When I was a child, an aunt gave my mother a cookery book called 100 Ways with Mince. This made a huge impression on me, because of my mother’s irritation — it was not her idea of a present — but even more so because of the enormity of the title. It sprang into my mind for the first time for ages as I embarked upon Virginia Woolf: The Platform of Time.
In the larders of literature, as well as the left-overs of major works, there are generally minor meaty morsels lurking in saucers at the back of the shelf. Ever since Virginia Woolf died in 1941 her literary remains, large and small, have been continuously collected and published, whether in book form or in specialist journals.
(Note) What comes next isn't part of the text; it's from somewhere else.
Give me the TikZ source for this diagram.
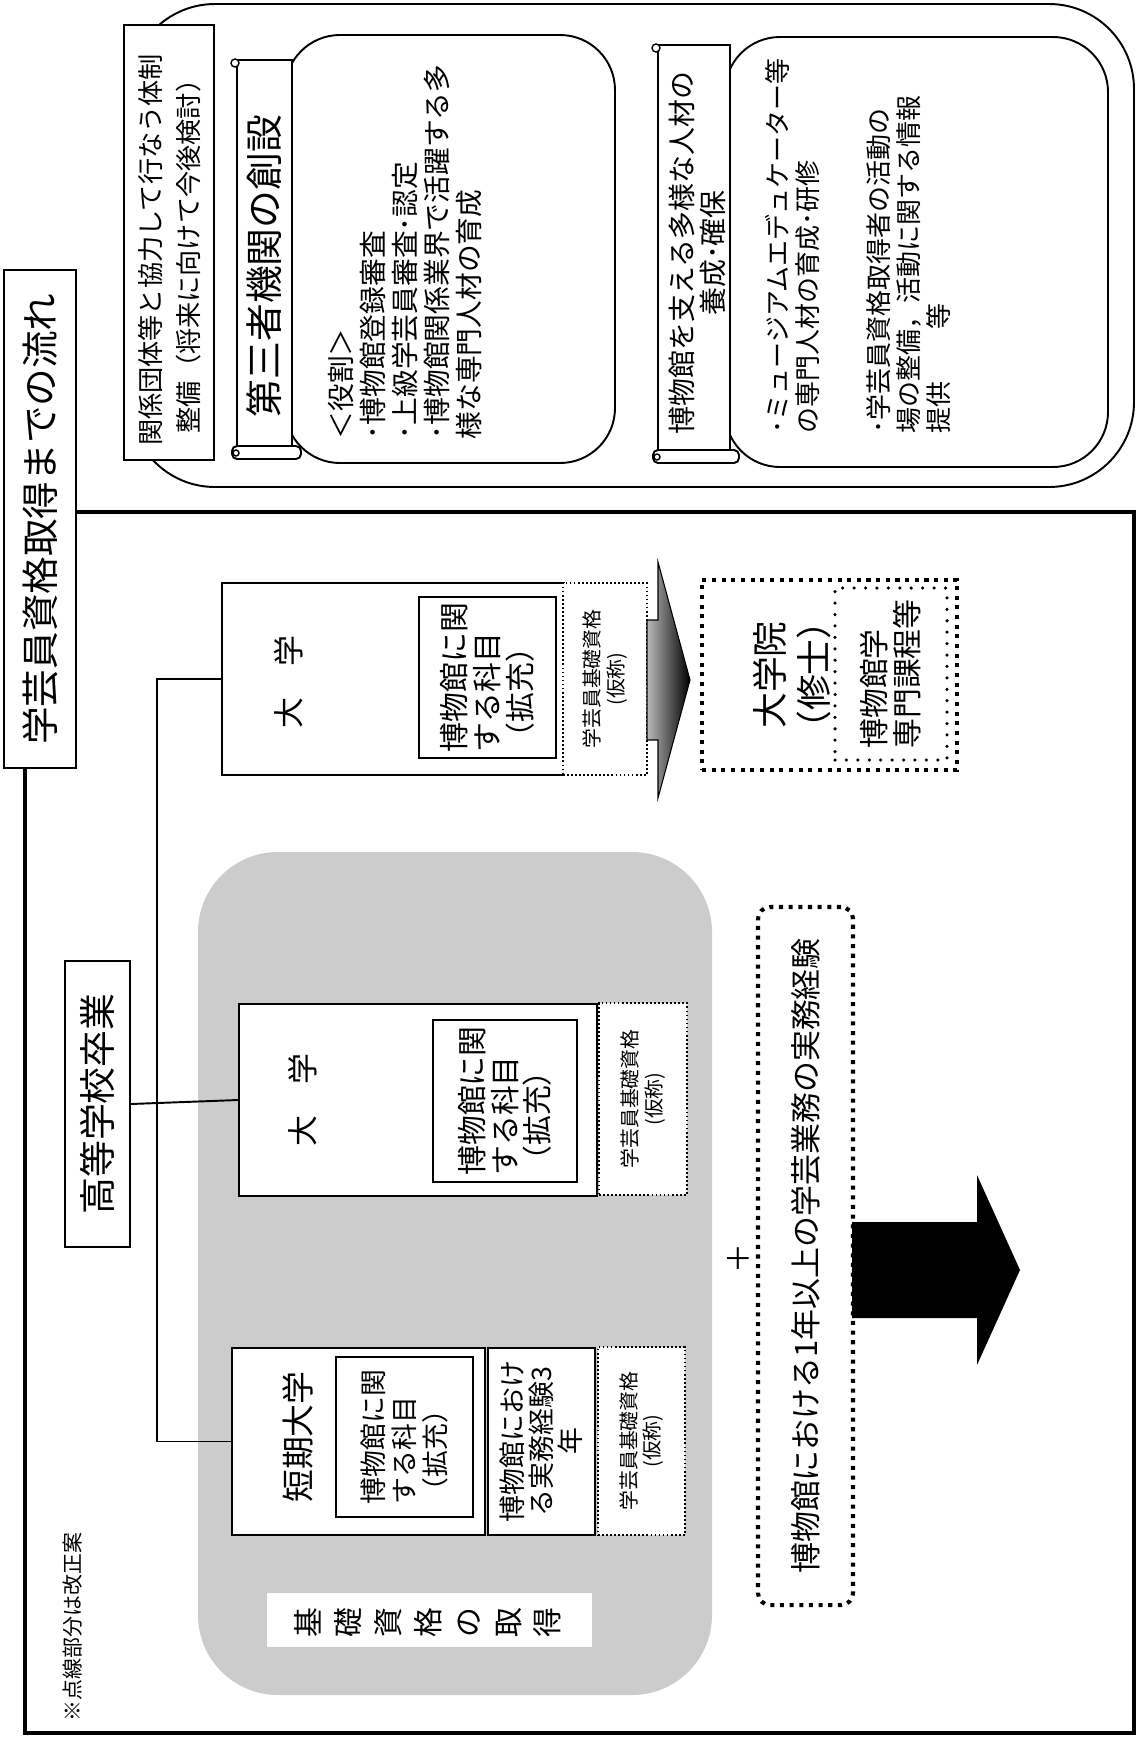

They have been arranged and re-arranged, edited and re-edited, and every now and then the scrapers and scourers through her papers come up with something as yet unconsidered.
S. P. Rosenbaum, a Canadian academic, now Professor Emeritus at Toronto, has over the years made excellent use of the pick of the pickings. The doyen of Bloomsbury scholars in North America, he is old enough to have met and corresponded not only with the group’s junior offshoots and satellites, but with some of the original members. He has edited a useful and frequently updated clutch of anthologies, much appreciated as source-books by biographers as well as by aficionados of Bloomsbury, and composed of first-hand Bloomsbury material — mostly biographical, from letters about themselves and each other, and extracts from their memoirs — framed by his own knowledgeable commentaries.
In The Platform of Time he follows the same format. The title of this collection of Virginia Woolf’s accounts of her own family and friends refers to a phrase she herself used in connection with the changing perspective of memory.